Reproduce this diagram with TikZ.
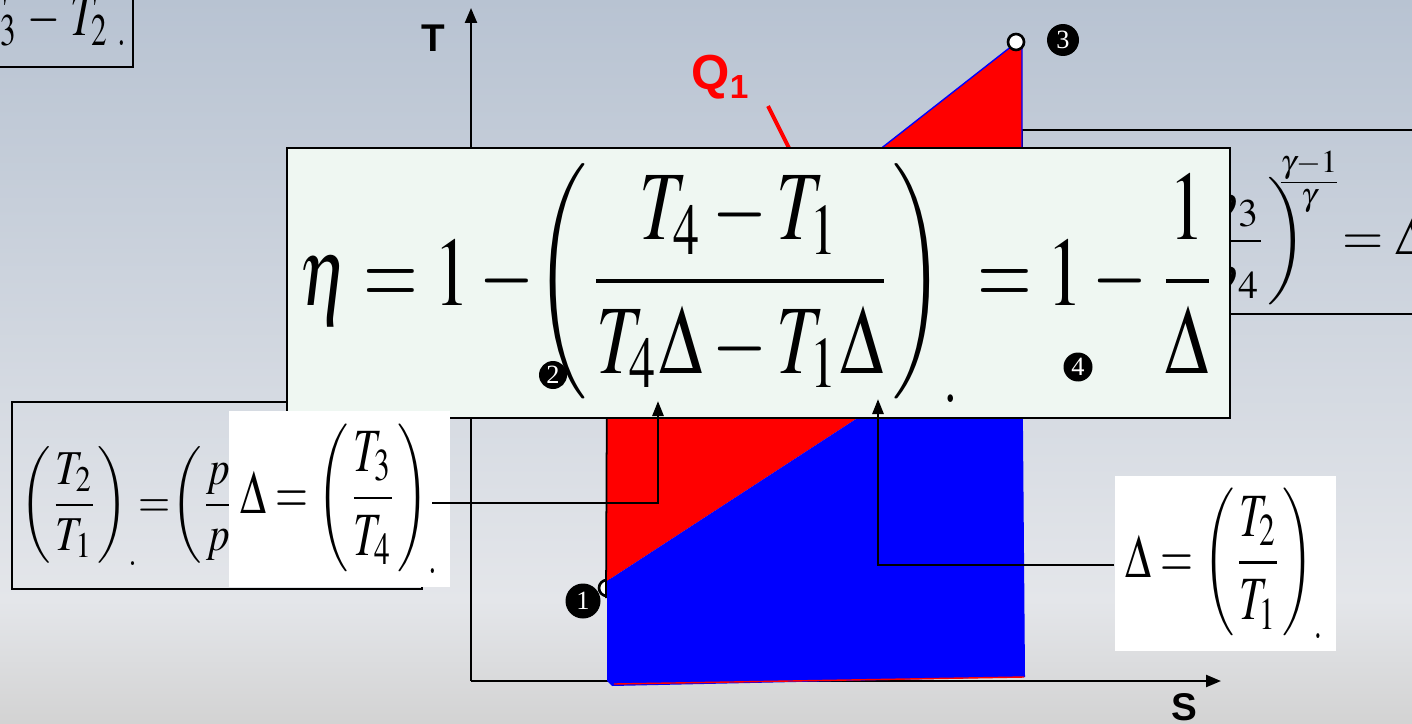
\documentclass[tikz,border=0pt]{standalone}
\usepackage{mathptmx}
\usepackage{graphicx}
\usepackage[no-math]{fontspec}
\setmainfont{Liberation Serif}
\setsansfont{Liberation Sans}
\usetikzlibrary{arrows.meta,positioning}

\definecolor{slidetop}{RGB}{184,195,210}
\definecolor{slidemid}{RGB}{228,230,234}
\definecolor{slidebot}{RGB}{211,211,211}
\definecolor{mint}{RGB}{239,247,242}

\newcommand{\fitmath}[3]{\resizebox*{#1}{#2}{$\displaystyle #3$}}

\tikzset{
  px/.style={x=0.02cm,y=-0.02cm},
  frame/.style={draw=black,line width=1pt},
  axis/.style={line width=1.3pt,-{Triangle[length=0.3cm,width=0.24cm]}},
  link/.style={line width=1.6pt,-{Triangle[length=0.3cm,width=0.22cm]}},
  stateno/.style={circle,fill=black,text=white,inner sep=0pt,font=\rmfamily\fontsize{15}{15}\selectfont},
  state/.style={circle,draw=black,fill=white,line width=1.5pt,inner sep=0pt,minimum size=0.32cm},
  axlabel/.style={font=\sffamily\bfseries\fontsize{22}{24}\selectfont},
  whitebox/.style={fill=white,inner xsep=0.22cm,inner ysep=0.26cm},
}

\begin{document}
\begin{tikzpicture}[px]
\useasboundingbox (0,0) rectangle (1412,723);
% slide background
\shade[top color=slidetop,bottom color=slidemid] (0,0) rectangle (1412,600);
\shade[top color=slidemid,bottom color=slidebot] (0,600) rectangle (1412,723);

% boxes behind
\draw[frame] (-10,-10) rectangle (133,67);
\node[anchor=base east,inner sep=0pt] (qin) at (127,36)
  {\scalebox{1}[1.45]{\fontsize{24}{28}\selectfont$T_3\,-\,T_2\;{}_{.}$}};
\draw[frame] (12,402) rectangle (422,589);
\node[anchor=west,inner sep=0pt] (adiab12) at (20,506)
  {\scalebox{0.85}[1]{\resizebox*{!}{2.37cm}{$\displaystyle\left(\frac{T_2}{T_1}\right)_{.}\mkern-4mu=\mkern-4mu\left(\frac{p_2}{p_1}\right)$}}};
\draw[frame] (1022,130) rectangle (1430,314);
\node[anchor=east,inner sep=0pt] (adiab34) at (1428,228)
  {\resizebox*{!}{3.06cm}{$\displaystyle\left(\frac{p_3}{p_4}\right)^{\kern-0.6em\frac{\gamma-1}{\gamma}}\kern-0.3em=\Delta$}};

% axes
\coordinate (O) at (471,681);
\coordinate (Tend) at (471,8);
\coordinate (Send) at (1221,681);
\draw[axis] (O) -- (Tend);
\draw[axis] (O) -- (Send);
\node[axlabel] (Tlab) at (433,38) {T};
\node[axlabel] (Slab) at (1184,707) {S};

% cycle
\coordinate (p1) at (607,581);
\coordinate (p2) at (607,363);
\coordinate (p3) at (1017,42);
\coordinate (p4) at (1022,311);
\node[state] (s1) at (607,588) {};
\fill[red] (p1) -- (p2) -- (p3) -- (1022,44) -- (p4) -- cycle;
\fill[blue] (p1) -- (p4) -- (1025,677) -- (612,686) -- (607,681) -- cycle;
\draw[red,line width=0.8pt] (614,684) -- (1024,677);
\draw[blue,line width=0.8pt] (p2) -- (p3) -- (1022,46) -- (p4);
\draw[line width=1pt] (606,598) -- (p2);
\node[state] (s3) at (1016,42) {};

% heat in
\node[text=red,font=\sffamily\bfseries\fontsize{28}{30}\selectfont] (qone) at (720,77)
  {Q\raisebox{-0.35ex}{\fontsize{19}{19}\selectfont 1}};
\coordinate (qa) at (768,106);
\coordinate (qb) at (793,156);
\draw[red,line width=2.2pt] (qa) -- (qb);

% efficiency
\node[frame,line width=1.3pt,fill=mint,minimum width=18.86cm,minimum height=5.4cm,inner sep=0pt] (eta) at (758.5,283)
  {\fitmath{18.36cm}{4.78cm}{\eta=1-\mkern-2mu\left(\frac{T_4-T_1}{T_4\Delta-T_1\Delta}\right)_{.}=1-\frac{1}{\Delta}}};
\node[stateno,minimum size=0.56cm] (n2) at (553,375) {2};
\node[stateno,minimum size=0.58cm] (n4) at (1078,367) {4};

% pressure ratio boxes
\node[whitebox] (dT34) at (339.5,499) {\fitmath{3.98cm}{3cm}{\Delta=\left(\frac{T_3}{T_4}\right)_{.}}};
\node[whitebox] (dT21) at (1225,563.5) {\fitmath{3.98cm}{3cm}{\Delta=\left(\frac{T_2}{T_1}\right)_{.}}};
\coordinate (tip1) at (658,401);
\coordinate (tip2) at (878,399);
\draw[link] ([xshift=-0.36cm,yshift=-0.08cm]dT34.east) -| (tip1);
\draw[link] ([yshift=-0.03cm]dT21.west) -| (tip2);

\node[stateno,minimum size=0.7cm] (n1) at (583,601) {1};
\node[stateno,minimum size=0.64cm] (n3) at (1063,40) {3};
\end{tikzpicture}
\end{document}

▶ [WRITTEN TASK]:
Images in the data above are to be skipped. Retype all other material exactly.

▶ [ANSWER TO THIS EXERCISE]:
Reproduce this diagram with TikZ.
\documentclass[tikz,border=0pt]{standalone}
\usepackage{mathptmx}
\usepackage{graphicx}
\usepackage[no-math]{fontspec}
\setmainfont{Liberation Serif}
\setsansfont{Liberation Sans}
\usetikzlibrary{arrows.meta,positioning}

\definecolor{slidetop}{RGB}{184,195,210}
\definecolor{slidemid}{RGB}{228,230,234}
\definecolor{slidebot}{RGB}{211,211,211}
\definecolor{mint}{RGB}{239,247,242}

\newcommand{\fitmath}[3]{\resizebox*{#1}{#2}{$\displaystyle #3$}}

\tikzset{
  px/.style={x=0.02cm,y=-0.02cm},
  frame/.style={draw=black,line width=1pt},
  axis/.style={line width=1.3pt,-{Triangle[length=0.3cm,width=0.24cm]}},
  link/.style={line width=1.6pt,-{Triangle[length=0.3cm,width=0.22cm]}},
  stateno/.style={circle,fill=black,text=white,inner sep=0pt,font=\rmfamily\fontsize{15}{15}\selectfont},
  state/.style={circle,draw=black,fill=white,line width=1.5pt,inner sep=0pt,minimum size=0.32cm},
  axlabel/.style={font=\sffamily\bfseries\fontsize{22}{24}\selectfont},
  whitebox/.style={fill=white,inner xsep=0.22cm,inner ysep=0.26cm},
}

\begin{document}
\begin{tikzpicture}[px]
\useasboundingbox (0,0) rectangle (1412,723);
% slide background
\shade[top color=slidetop,bottom color=slidemid] (0,0) rectangle (1412,600);
\shade[top color=slidemid,bottom color=slidebot] (0,600) rectangle (1412,723);

% boxes behind
\draw[frame] (-10,-10) rectangle (133,67);
\node[anchor=base east,inner sep=0pt] (qin) at (127,36)
  {\scalebox{1}[1.45]{\fontsize{24}{28}\selectfont$T_3\,-\,T_2\;{}_{.}$}};
\draw[frame] (12,402) rectangle (422,589);
\node[anchor=west,inner sep=0pt] (adiab12) at (20,506)
  {\scalebox{0.85}[1]{\resizebox*{!}{2.37cm}{$\displaystyle\left(\frac{T_2}{T_1}\right)_{.}\mkern-4mu=\mkern-4mu\left(\frac{p_2}{p_1}\right)$}}};
\draw[frame] (1022,130) rectangle (1430,314);
\node[anchor=east,inner sep=0pt] (adiab34) at (1428,228)
  {\resizebox*{!}{3.06cm}{$\displaystyle\left(\frac{p_3}{p_4}\right)^{\kern-0.6em\frac{\gamma-1}{\gamma}}\kern-0.3em=\Delta$}};

% axes
\coordinate (O) at (471,681);
\coordinate (Tend) at (471,8);
\coordinate (Send) at (1221,681);
\draw[axis] (O) -- (Tend);
\draw[axis] (O) -- (Send);
\node[axlabel] (Tlab) at (433,38) {T};
\node[axlabel] (Slab) at (1184,707) {S};

% cycle
\coordinate (p1) at (607,581);
\coordinate (p2) at (607,363);
\coordinate (p3) at (1017,42);
\coordinate (p4) at (1022,311);
\node[state] (s1) at (607,588) {};
\fill[red] (p1) -- (p2) -- (p3) -- (1022,44) -- (p4) -- cycle;
\fill[blue] (p1) -- (p4) -- (1025,677) -- (612,686) -- (607,681) -- cycle;
\draw[red,line width=0.8pt] (614,684) -- (1024,677);
\draw[blue,line width=0.8pt] (p2) -- (p3) -- (1022,46) -- (p4);
\draw[line width=1pt] (606,598) -- (p2);
\node[state] (s3) at (1016,42) {};

% heat in
\node[text=red,font=\sffamily\bfseries\fontsize{28}{30}\selectfont] (qone) at (720,77)
  {Q\raisebox{-0.35ex}{\fontsize{19}{19}\selectfont 1}};
\coordinate (qa) at (768,106);
\coordinate (qb) at (793,156);
\draw[red,line width=2.2pt] (qa) -- (qb);

% efficiency
\node[frame,line width=1.3pt,fill=mint,minimum width=18.86cm,minimum height=5.4cm,inner sep=0pt] (eta) at (758.5,283)
  {\fitmath{18.36cm}{4.78cm}{\eta=1-\mkern-2mu\left(\frac{T_4-T_1}{T_4\Delta-T_1\Delta}\right)_{.}=1-\frac{1}{\Delta}}};
\node[stateno,minimum size=0.56cm] (n2) at (553,375) {2};
\node[stateno,minimum size=0.58cm] (n4) at (1078,367) {4};

% pressure ratio boxes
\node[whitebox] (dT34) at (339.5,499) {\fitmath{3.98cm}{3cm}{\Delta=\left(\frac{T_3}{T_4}\right)_{.}}};
\node[whitebox] (dT21) at (1225,563.5) {\fitmath{3.98cm}{3cm}{\Delta=\left(\frac{T_2}{T_1}\right)_{.}}};
\coordinate (tip1) at (658,401);
\coordinate (tip2) at (878,399);
\draw[link] ([xshift=-0.36cm,yshift=-0.08cm]dT34.east) -| (tip1);
\draw[link] ([yshift=-0.03cm]dT21.west) -| (tip2);

\node[stateno,minimum size=0.7cm] (n1) at (583,601) {1};
\node[stateno,minimum size=0.64cm] (n3) at (1063,40) {3};
\end{tikzpicture}
\end{document}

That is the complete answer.